Insurance: Fire and hazard insurance are a must for any property. However, depending on your comfort level, you may want to purchase additional insurance to cover repairs (i.e. a home warranty policy) or added insurance to protect against physical harm or injury to your tenants. Basically, you need a good, honest and knowledgeable insurance agent to guide your through the risk/reward ratio of insurance coverage.
Insurance Against Natural Disasters: Depending on your property’s location, you may be required to obtain additional insurance against natural disasters such as earthquakes, floods and hurricanes. Also, after several powerful hurricanes in the southeast such as hurricanes Katrina and Andrew, lenders and FEMA have expanded the areas where flood insurance is required. Therefore, make sure you fully understand the insurance you need and how much it will cost you when buying a new property.
Repairs and Maintenance: Repairs are a part of owning property. The more units and tenants you have, the more you will need to spend on repairs. When buying a property, make sure you properly understand the following:
- Existing Condition of the Property: Are you buying a property with lots of deferred maintenance? If so, be prepared to spend a considerable amount of money on repairs and maintenance. You especially need to look out for issues related to pest control (always get a termite report), plumbing, electrical wiring, roofing and structural matters. It is always wise to get an inspection report by a certified home inspector.
- Age of the Property: An older property will usually require more maintenance than a newer one.
- Number of Units and Tenants: The more units and tenants you have, the greater the likelihood of something breaking down and needing to get fixed.
Occasionally you will need to evict a tenant either for non-payment of rent or for other lease violations. Keep in mind that legal fees can run into several thousands of dollars, depending on your legal representation and how much of a fight your tenant puts up. Additionally, some cities such as San Francisco or Berkeley have very strong pro-tenant policies, which can enable some tenants to drag out the eviction process for a long time.

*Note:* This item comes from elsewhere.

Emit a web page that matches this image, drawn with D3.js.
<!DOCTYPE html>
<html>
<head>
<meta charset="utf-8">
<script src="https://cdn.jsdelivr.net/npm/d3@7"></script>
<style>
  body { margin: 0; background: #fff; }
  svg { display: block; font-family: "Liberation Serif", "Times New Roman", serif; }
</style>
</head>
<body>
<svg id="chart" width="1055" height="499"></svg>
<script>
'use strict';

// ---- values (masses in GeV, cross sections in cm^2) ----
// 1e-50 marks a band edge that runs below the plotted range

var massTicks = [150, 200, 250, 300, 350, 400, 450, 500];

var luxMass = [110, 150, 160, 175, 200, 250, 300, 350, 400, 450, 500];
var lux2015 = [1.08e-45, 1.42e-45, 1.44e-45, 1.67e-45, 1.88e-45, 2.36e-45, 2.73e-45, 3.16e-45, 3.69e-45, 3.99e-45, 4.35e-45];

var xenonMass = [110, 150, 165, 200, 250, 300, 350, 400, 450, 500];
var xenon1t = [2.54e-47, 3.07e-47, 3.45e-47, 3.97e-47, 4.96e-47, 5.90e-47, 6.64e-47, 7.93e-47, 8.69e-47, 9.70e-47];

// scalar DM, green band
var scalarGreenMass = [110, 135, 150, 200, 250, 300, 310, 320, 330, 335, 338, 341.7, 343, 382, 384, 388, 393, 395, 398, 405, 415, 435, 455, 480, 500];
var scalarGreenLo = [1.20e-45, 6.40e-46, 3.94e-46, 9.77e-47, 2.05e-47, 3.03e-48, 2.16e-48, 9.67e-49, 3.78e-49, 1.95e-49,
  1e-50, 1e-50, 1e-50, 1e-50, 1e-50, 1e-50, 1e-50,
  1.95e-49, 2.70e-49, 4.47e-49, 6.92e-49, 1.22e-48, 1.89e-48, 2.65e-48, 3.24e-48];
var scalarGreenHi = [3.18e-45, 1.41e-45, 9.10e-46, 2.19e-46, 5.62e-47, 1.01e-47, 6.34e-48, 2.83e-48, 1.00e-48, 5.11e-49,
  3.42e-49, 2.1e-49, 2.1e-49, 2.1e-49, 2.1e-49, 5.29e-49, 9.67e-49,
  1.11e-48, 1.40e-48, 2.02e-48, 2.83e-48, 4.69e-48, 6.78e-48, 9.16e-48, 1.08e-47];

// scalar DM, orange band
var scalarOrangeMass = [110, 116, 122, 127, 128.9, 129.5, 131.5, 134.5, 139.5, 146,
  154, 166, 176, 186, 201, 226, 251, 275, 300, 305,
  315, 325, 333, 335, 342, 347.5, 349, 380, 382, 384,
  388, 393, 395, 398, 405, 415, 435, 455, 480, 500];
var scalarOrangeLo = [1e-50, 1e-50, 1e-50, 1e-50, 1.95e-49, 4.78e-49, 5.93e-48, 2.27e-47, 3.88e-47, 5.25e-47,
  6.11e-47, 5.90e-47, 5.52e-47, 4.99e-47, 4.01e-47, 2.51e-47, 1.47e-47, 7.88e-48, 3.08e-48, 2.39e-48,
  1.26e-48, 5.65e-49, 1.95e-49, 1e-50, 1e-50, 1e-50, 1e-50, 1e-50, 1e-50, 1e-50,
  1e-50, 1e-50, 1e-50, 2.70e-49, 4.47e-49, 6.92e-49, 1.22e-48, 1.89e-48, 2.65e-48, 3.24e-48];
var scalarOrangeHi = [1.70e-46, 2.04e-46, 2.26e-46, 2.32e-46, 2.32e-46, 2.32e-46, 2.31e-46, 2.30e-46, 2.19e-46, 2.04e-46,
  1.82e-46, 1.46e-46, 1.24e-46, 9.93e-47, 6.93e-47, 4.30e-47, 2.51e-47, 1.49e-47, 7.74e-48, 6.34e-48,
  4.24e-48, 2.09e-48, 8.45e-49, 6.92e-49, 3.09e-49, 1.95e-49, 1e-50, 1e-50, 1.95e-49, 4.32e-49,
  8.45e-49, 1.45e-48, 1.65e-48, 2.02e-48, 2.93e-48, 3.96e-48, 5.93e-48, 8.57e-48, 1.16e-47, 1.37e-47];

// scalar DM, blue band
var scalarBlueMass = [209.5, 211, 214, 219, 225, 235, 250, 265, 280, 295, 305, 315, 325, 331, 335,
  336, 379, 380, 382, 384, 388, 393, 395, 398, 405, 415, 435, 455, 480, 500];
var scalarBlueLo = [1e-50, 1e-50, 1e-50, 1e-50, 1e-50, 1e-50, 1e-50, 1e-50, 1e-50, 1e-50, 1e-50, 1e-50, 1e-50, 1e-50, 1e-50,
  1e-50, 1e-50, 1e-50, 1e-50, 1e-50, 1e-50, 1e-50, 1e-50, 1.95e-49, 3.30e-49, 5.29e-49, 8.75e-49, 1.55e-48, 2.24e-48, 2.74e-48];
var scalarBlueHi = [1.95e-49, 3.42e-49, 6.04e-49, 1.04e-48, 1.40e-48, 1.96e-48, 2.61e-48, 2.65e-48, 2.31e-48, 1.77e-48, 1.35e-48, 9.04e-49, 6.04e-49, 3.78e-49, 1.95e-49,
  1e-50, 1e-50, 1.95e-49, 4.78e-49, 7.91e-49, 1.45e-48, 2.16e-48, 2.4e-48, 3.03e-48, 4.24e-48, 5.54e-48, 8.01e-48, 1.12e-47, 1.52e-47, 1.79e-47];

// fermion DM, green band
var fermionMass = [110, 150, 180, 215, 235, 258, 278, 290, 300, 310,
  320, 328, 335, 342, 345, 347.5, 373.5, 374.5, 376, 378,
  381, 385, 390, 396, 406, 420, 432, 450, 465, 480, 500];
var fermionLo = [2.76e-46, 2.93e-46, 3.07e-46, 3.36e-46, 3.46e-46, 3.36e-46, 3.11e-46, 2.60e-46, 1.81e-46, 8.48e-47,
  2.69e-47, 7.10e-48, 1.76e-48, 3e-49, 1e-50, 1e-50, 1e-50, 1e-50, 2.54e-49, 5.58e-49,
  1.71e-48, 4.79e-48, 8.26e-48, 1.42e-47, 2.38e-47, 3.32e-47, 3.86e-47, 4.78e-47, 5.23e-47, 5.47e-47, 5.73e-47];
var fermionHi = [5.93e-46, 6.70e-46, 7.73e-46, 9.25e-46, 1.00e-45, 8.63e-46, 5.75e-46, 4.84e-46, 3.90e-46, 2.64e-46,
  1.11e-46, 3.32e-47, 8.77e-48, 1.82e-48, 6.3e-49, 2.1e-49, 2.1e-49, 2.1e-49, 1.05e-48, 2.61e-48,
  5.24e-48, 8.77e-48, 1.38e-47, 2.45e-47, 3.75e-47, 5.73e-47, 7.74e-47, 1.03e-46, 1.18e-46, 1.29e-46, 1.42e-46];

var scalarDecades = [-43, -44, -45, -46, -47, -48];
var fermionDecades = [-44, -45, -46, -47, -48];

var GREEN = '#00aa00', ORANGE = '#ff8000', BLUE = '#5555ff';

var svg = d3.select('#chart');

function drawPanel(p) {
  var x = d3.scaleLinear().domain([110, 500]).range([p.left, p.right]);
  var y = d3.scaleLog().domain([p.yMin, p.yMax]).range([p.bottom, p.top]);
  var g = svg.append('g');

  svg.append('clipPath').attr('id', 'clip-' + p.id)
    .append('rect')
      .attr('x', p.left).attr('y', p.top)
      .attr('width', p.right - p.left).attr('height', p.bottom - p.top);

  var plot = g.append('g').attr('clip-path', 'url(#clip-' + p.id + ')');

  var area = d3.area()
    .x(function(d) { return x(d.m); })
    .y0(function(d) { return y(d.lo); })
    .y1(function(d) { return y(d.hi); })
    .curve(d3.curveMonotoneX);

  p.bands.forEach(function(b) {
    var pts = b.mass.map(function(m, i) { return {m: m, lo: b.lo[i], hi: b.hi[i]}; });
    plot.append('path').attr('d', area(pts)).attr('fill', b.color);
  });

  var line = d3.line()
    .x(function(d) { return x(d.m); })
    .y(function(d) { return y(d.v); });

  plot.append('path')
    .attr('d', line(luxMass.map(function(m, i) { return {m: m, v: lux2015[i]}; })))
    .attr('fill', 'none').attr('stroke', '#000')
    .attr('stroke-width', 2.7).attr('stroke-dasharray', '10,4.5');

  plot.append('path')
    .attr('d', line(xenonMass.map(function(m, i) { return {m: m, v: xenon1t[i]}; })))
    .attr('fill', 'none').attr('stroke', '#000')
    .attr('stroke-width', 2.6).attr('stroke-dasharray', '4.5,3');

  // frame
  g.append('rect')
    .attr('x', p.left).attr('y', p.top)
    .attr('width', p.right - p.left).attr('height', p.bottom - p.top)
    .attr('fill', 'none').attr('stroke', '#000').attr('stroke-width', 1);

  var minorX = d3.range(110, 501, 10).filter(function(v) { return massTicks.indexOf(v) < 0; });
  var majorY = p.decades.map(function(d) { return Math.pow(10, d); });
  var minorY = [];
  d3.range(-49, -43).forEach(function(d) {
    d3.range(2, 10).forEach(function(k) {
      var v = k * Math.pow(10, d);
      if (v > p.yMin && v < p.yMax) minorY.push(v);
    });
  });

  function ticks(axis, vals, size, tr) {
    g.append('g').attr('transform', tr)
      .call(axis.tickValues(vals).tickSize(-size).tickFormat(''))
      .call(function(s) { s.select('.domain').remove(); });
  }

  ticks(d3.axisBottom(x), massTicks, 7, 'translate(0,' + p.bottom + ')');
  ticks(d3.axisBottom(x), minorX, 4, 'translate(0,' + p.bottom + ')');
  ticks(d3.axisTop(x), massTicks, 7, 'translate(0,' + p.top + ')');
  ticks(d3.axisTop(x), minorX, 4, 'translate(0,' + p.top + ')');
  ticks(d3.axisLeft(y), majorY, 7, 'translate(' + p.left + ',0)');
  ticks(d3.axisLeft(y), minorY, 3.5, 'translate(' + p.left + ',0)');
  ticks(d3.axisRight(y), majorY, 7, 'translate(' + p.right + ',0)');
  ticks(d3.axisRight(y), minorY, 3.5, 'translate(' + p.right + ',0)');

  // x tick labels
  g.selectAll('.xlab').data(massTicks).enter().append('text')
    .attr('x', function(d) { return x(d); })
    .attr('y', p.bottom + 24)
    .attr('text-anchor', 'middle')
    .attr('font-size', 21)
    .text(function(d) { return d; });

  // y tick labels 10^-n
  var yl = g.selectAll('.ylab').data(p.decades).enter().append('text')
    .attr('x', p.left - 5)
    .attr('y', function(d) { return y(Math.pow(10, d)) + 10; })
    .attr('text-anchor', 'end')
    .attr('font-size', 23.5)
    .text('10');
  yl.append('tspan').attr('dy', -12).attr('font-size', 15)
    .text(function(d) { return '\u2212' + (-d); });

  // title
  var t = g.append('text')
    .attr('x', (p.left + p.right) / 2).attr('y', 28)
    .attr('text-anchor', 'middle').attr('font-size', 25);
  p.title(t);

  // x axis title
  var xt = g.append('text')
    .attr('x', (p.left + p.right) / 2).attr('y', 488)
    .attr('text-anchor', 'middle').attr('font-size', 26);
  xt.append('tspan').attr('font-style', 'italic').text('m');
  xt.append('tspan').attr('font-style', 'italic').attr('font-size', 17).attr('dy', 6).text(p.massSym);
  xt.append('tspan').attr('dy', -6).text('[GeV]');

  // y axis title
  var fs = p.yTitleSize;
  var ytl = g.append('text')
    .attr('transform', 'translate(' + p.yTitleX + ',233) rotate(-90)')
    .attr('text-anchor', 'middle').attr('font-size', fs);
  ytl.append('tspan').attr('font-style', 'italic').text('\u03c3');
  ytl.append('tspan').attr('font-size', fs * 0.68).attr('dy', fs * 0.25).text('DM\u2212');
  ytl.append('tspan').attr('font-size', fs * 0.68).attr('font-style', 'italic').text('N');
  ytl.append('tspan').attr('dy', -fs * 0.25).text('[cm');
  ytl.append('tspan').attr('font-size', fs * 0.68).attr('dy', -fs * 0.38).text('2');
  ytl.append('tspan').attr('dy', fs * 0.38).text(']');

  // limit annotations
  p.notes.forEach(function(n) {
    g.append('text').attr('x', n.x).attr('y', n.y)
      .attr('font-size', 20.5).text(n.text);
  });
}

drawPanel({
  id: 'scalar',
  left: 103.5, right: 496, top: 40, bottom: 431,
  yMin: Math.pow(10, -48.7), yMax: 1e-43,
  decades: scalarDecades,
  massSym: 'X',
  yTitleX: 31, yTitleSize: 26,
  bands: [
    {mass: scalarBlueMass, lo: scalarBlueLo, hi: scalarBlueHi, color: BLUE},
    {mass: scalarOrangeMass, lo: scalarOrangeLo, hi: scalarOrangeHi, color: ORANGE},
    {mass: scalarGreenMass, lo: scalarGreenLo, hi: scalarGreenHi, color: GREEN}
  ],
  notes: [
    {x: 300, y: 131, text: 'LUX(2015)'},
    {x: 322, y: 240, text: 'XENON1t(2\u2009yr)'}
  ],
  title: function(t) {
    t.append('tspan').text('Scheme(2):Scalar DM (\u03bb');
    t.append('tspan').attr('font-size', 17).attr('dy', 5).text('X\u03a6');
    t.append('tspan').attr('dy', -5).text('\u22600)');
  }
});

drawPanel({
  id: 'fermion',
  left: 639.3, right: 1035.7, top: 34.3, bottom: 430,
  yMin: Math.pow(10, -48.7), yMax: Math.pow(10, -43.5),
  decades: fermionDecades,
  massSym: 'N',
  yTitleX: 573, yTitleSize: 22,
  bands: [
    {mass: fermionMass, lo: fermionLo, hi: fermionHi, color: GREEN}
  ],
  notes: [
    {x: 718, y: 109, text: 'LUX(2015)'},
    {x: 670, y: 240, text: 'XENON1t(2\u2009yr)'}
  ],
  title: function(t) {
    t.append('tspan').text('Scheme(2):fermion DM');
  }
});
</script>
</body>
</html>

Municipal Fees and Other Local Nuances
Some municipalities require owners of residential income properties to obtain business licenses, which need to be renewed each year. Other localities may require annual inspections of your water heaters or fire extinguishers. These add to your expenses, so make sure you understand them.

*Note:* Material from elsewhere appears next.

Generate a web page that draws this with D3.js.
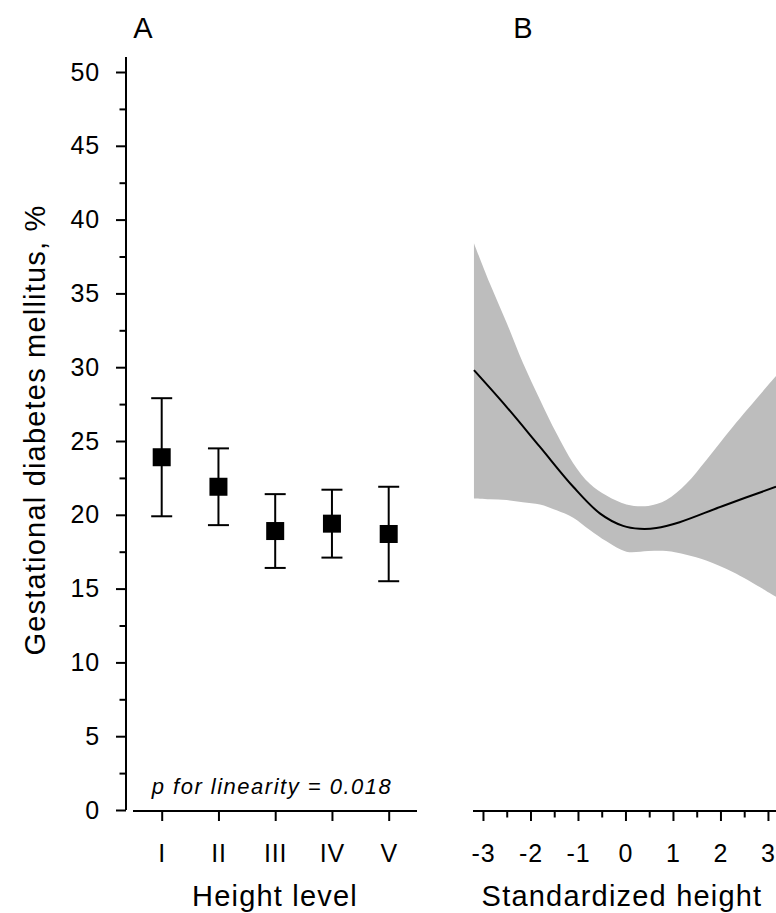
<!DOCTYPE html>
<html>
<head>
<meta charset="utf-8">
<script src="https://cdn.jsdelivr.net/npm/d3@7"></script>
<style>
  body { margin: 0; background: #fff; }
  svg { display: block; }
  svg text { font-family: "Liberation Sans", Arial, sans-serif; }
</style>
</head>
<body>
<svg id="chart" width="776" height="913"></svg>
<script>
// panel A: GDM by height level
const levels = ["I", "II", "III", "IV", "V"];
const levelEst = [23.9, 21.9, 18.9, 19.4, 18.7];
const levelLow = [19.9, 19.3, 16.4, 17.1, 15.5];
const levelHigh = [27.9, 24.5, 21.4, 21.7, 21.9];

// panel B: spline of standardized height
const splineX = [-3.19, -2.5, -1.8, -1.1, -0.54, -0.05, 0.3, 0.65, 1.14, 2.05, 3.17];
const splineMid = [29.8, 27.3, 24.6, 21.9, 20.1, 19.25, 19.05, 19.1, 19.5, 20.6, 21.9];
const bandX = [-3.19, -2.86, -2.5, -2.16, -1.8, -1.45, -1.1, -0.75, -0.4, 0.02, 0.48, 0.86, 1.28, 1.7, 2.27, 3.17];
const bandHigh = [38.4, 35.7, 33.0, 30.3, 27.8, 25.5, 23.5, 22.1, 21.3, 20.7, 20.6, 21.0, 22.1, 23.7, 26.0, 29.4];
const bandLow = [21.1, 21.05, 21.0, 20.85, 20.7, 20.3, 19.8, 18.97, 18.2, 17.5, 17.55, 17.55, 17.3, 16.9, 16.1, 14.45];

const yTicks = d3.range(0, 51, 5);
const yMinor = d3.range(2.5, 50, 5);
const xTicksB = [-3, -2, -1, 0, 1, 2, 3];
const xMinorB = [-2.5, -1.5, -0.5, 0.5, 1.5, 2.5];

const svg = d3.select("#chart");
const y = d3.scaleLinear().domain([0, 50]).range([810, 72]);
const xA = d3.scalePoint().domain(levels).range([161.7, 388.7]);
const xB = d3.scaleLinear().domain([-3.21, 3.5]).range([473, 791.7]);

const fontFamily = "'Liberation Sans', Arial, sans-serif";
const tickFont = "25px";

function styleTicks(g) {
    g.attr("font-family", fontFamily);
    g.selectAll("line").attr("stroke-width", 2);
    g.selectAll("text")
        .style("font-size", tickFont)
        .style("letter-spacing", "0.8px")
        .attr("fill", "#000");
}

// y axis
const gy = svg.append("g").attr("transform", "translate(126,0)");
gy.call(d3.axisLeft(y).tickValues(yTicks).tickSize(10).tickPadding(16).tickSizeOuter(0));
gy.append("g").call(d3.axisLeft(y).tickValues(yMinor).tickSize(6.5).tickFormat(""));
gy.selectAll(".domain").remove();
gy.append("line").attr("x1", 0).attr("x2", 0).attr("y1", 57).attr("y2", y(0)).attr("stroke", "#000");
styleTicks(gy);

svg.append("text")
    .attr("transform", `translate(45, ${(212 + 648) / 2}) rotate(-90)`)
    .attr("text-anchor", "middle")
    .style("font-size", "29px")
    .style("letter-spacing", "1.2px")
    .text("Gestational diabetes mellitus, %");

// panel A x axis
const gxA = svg.append("g").attr("transform", `translate(0, ${y(0) + 1})`);
gxA.call(d3.axisBottom(xA).tickSize(10).tickPadding(23).tickSizeOuter(0));
gxA.selectAll(".domain").remove();
gxA.append("line").attr("x1", 133).attr("x2", 417).attr("stroke", "#000");
styleTicks(gxA);

svg.append("text")
    .attr("x", 275).attr("y", 906)
    .attr("text-anchor", "middle")
    .style("font-size", "29px")
    .style("letter-spacing", "1.2px")
    .text("Height level");

svg.append("text")
    .attr("x", 272).attr("y", 794)
    .attr("text-anchor", "middle")
    .style("font-size", "22px")
    .style("font-style", "italic")
    .style("letter-spacing", "1.5px")
    .text("p for linearity = 0.018");

// error bars + squares
const bars = svg.append("g").selectAll("g")
    .data(levels)
    .join("g");
bars.append("line")
    .attr("x1", (d) => xA(d)).attr("x2", (d) => xA(d))
    .attr("y1", (d, i) => y(levelLow[i])).attr("y2", (d, i) => y(levelHigh[i]))
    .attr("stroke", "#000").attr("stroke-width", 2);
[levelLow, levelHigh].forEach((arr) => {
    bars.append("line")
        .attr("x1", (d) => xA(d) - 10.5).attr("x2", (d) => xA(d) + 10.5)
        .attr("y1", (d, i) => y(arr[i])).attr("y2", (d, i) => y(arr[i]))
        .attr("stroke", "#000").attr("stroke-width", 2);
});
bars.append("rect")
    .attr("x", (d) => xA(d) - 9).attr("y", (d, i) => y(levelEst[i]) - 9)
    .attr("width", 18).attr("height", 18)
    .attr("fill", "#000");

// panel B
const bandData = bandX.map((v, i) => ({x: v, lo: bandLow[i], hi: bandHigh[i]}));
svg.append("path")
    .datum(bandData)
    .attr("fill", "#bdbdbd")
    .attr("d", d3.area().curve(d3.curveCatmullRom)
        .x((d) => xB(d.x)).y0((d) => y(d.lo)).y1((d) => y(d.hi)));

svg.append("path")
    .datum(splineX.map((v, i) => ({x: v, y: splineMid[i]})))
    .attr("fill", "none")
    .attr("stroke", "#000")
    .attr("stroke-width", 2)
    .attr("d", d3.line().curve(d3.curveCatmullRom).x((d) => xB(d.x)).y((d) => y(d.y)));

const gxB = svg.append("g").attr("transform", `translate(0, ${y(0) + 1})`);
gxB.call(d3.axisBottom(xB).tickValues(xTicksB).tickSize(10).tickPadding(23).tickSizeOuter(0)
    .tickFormat((d) => String(d)));
gxB.append("g").call(d3.axisBottom(xB).tickValues(xMinorB).tickSize(6.5).tickFormat(""));
gxB.selectAll(".domain").remove();
gxB.append("line").attr("x1", 473).attr("x2", 776).attr("stroke", "#000");
styleTicks(gxB);

svg.append("text")
    .attr("x", 622).attr("y", 906)
    .attr("text-anchor", "middle")
    .style("font-size", "29px")
    .style("letter-spacing", "1.2px")
    .text("Standardized height");

// panel letters
svg.append("text").attr("x", 143).attr("y", 38).attr("text-anchor", "middle").style("font-size", "29px").text("A");
svg.append("text").attr("x", 523).attr("y", 38).attr("text-anchor", "middle").style("font-size", "29px").text("B");
</script>
</body>
</html>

Additionally, different areas present their own unique set of challenges. For instance, many areas of the nation experience heavy snow in the winter, which requires costly snow removal expenses for a part of the year.
Property and Other Taxes
Different states have different property tax rates. For instance, Californians pay a property tax rate of 1.25% of the purchase price, while Texans pay almost 3% in property taxes. Therefore, make sure you call the county tax assessor and make sure you understand the property tax rates as well as the due dates for payment.
In California, some local governments vote to assess a special funding mechanism called Mello Roos that can be used by cities, counties, and special districts (such as school districts). Texas also has similar funding mechanisms called Municipal Utility Districts (MUD), Water Control & Improvement Districts (WCID), or Special Utility Districts (SUD). They can help pay for infrastructure, water supply, sewer, flood control, etc.
Owning a residential income property can be either a very rewarding or very frustrating experience. The key to any successful experience is to know what you’re getting in. You don’t want to get blindsided by unexpected loan terms, local fees, rent control restrictions, insurance costs, etc. Basically, you need to ask lots of questions, engage your brokers, insurance agents, property managers and local government to ensure you make an informed decision.